In 2003 the EBRD approved a 12-year loan for BTC of up to US$ 125 million for its own account and syndicated a 10-year US$ 125 million loan to commercial lenders. In addition to the EBRD, the IFC, a member of the World Bank Group; governmental agencies including US-Exim, JBIC, Nexi, Hermes, SACE, Coface, ECGD, OPIC; and a number of commercial banks such as Société Générale, ABN Amro, Citibank and Mizuho, also provided finance to the BTC project.
It was developed by 11 oil companies – Amerada Hess, BP, ConocoPhillips, ENI, INPEX, ITOCHU, SOCAR, Statoil, TOTAL, TPAO and UNOCAL. It is operated by BP.
In parallel with BTC, its gas “sister”, the Southern Caucasus Pipeline (SCP), was built alongside to transport gas from the Sangachal terminal near Baku via Georgia to Turkey. Today, SCP is being extended to allow for additional gas from the Shah Deniz field in the Caspian Sea off Baku to flow towards Turkey and Europe. Riccardo Puliti says: “BTC was the first of a series of projects to link the energy resources of the Caspian to international markets, especially in Europe. Now the Southern Gas Corridor project pursues the same objectives and should be able to deliver Caspian gas to Europe”.
The political and strategic significance of the project attracted media attention around the world. Jean-Patrick Marquet, then the EBRD banker in charge of the project and now EBRD Director for Turkey, recalls the negotiation process: “It involved on a permanent basis two lead project sponsors, BP and Statoil, representing all other sponsors – however the others sometimes showed up too – two international financial institutions – the EBRD and IFC, six export credit agencies, four commercial bank-mandated lead arrangers, four main law firms, two financial advisers, two technical advisers (upstream and midstream), one insurance adviser, one environmental and social adviser and a few other additional parties. Each of those had at least two to three staff in attendance, adding up to a negotiating group at least 70 to 80 strong.”
The project was concluded in 2005 with a gigantic 'first oil' ceremony taking place at the Turkish Ceyhan terminal on the Mediterranean sea in the presence of the Turkish, Azeri and Georgian heads of state and government as well as minister level representatives from G-7 countries. At the fifth anniversary of the project National Geographic wrote: “BTC Pipeline Moves Oil, Culture”.
Environmental and social lessons
BTC was also where the EBRD learned important lessons, says Jeff Jeter, an environmental specialist who worked on BTC. “The project was extremely challenging. The pipeline was 1,768 kilometres in length, installed at elevations ranging from sea level to over 3,000 metres above sea level, stretching from the coast of the Caspian Sea to the Mediterranean.
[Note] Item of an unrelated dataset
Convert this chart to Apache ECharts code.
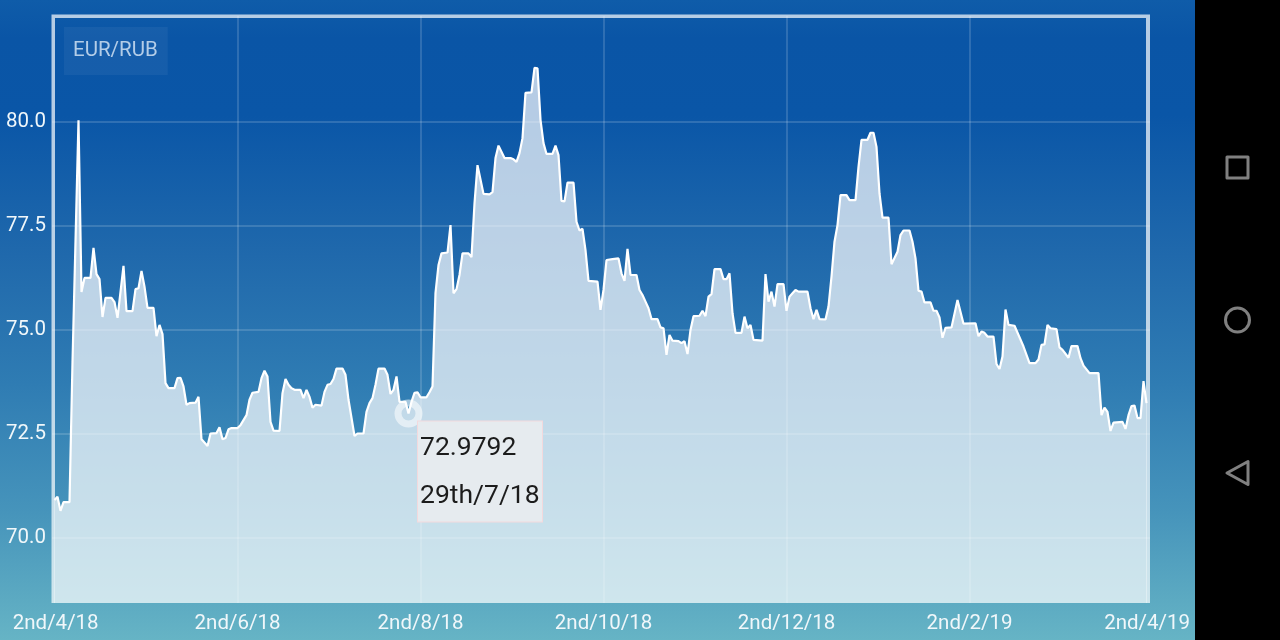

The project drew huge attention from civil society. The EBRD and IFC engaged proactively and conducted a series of six public meetings.
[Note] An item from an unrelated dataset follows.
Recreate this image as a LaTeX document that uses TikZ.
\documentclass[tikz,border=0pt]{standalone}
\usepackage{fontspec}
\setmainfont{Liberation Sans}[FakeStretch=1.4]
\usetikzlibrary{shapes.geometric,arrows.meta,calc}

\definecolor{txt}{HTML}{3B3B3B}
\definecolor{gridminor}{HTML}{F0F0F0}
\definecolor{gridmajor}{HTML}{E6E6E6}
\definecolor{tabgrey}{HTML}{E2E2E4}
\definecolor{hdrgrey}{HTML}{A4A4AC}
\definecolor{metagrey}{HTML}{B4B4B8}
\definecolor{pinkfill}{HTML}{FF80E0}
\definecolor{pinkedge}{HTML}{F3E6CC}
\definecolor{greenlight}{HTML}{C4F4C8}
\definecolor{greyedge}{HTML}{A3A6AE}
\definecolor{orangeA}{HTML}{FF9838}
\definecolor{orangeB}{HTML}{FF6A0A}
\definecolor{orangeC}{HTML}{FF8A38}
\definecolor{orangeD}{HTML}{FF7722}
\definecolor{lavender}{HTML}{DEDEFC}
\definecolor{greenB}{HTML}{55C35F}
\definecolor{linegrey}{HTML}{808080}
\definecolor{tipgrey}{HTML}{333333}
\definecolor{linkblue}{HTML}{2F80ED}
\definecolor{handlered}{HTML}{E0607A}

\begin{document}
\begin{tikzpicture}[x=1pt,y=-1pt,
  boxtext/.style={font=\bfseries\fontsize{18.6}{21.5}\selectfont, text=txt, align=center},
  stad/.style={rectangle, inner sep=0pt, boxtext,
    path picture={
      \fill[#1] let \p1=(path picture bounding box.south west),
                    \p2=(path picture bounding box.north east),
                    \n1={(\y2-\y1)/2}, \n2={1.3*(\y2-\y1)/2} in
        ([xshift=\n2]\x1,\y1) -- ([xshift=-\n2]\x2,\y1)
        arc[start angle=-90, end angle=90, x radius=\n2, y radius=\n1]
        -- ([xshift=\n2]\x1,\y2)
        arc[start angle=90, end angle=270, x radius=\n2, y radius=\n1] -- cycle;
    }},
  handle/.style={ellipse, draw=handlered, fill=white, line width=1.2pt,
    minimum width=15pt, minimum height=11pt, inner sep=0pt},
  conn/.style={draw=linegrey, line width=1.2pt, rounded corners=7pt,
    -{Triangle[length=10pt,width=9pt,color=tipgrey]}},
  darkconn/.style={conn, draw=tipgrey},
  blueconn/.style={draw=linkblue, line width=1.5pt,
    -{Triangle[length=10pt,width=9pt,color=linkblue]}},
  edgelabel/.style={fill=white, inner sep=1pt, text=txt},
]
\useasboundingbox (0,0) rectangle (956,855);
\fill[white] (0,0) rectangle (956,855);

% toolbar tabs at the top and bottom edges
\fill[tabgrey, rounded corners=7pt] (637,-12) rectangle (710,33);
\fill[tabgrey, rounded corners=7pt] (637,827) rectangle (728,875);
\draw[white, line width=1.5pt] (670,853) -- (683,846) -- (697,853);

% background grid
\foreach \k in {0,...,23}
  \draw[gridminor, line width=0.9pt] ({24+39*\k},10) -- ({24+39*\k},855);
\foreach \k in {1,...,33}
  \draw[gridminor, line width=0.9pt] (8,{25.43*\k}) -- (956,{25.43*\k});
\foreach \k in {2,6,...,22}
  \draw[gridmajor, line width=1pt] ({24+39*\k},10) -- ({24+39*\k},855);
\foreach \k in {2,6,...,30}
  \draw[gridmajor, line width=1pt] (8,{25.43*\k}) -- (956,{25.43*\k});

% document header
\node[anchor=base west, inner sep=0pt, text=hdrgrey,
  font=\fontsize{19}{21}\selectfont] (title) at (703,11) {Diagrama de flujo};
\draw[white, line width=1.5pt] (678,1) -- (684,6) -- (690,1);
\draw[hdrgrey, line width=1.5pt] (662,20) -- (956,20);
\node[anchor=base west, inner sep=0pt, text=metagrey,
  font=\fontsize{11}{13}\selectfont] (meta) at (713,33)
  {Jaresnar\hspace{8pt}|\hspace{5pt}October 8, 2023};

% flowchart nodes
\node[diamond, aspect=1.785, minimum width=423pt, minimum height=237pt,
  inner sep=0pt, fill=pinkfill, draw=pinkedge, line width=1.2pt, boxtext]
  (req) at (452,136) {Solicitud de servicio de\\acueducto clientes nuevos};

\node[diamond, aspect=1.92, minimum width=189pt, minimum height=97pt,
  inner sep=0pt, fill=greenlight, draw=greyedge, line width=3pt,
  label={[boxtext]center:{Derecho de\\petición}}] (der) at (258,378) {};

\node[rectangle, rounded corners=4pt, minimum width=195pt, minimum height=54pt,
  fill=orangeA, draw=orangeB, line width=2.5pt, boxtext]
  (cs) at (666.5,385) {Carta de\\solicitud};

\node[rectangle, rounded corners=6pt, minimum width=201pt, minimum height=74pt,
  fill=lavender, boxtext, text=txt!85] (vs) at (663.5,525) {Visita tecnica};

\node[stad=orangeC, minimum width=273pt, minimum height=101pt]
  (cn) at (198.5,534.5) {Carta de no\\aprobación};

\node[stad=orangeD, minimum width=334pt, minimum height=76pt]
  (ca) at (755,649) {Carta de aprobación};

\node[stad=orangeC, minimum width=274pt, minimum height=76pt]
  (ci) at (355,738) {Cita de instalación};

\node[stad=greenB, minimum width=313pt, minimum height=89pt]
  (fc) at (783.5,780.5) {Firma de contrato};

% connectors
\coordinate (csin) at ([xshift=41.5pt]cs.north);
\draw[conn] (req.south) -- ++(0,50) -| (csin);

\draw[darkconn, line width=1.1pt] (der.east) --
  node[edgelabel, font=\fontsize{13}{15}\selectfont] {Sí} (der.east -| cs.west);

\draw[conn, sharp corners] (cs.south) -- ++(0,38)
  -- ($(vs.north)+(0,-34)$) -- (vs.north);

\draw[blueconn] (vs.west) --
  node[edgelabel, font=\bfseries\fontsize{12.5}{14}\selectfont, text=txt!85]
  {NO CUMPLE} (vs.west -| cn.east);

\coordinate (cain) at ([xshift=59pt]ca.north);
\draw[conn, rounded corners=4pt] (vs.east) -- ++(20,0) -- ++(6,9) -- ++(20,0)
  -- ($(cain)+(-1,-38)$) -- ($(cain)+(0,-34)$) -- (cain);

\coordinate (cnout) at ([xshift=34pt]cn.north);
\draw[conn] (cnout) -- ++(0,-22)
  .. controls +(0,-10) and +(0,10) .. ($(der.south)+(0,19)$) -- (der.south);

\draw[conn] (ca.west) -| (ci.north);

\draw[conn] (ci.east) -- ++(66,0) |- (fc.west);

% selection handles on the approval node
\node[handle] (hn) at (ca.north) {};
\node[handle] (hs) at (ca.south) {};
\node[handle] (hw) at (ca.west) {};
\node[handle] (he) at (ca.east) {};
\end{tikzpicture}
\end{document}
Michaela Bergman, then an EBRD environmental specialist who worked on the project, says: “BTC has influenced the way we look at projects. We learned how important it was for our clients to work with communities so that not only were any impacts fairly remedied but that they could also benefit from the pipeline, in terms of skills, employment and services – especially women.”
In light of the recent declines in energy prices, private investors might be having second thoughts about the energy sector. But the EBRD is taking a long-term view. It stands ready to support cross-border energy projects that help provide energy security for economies and for the people whose livelihoods depend on it.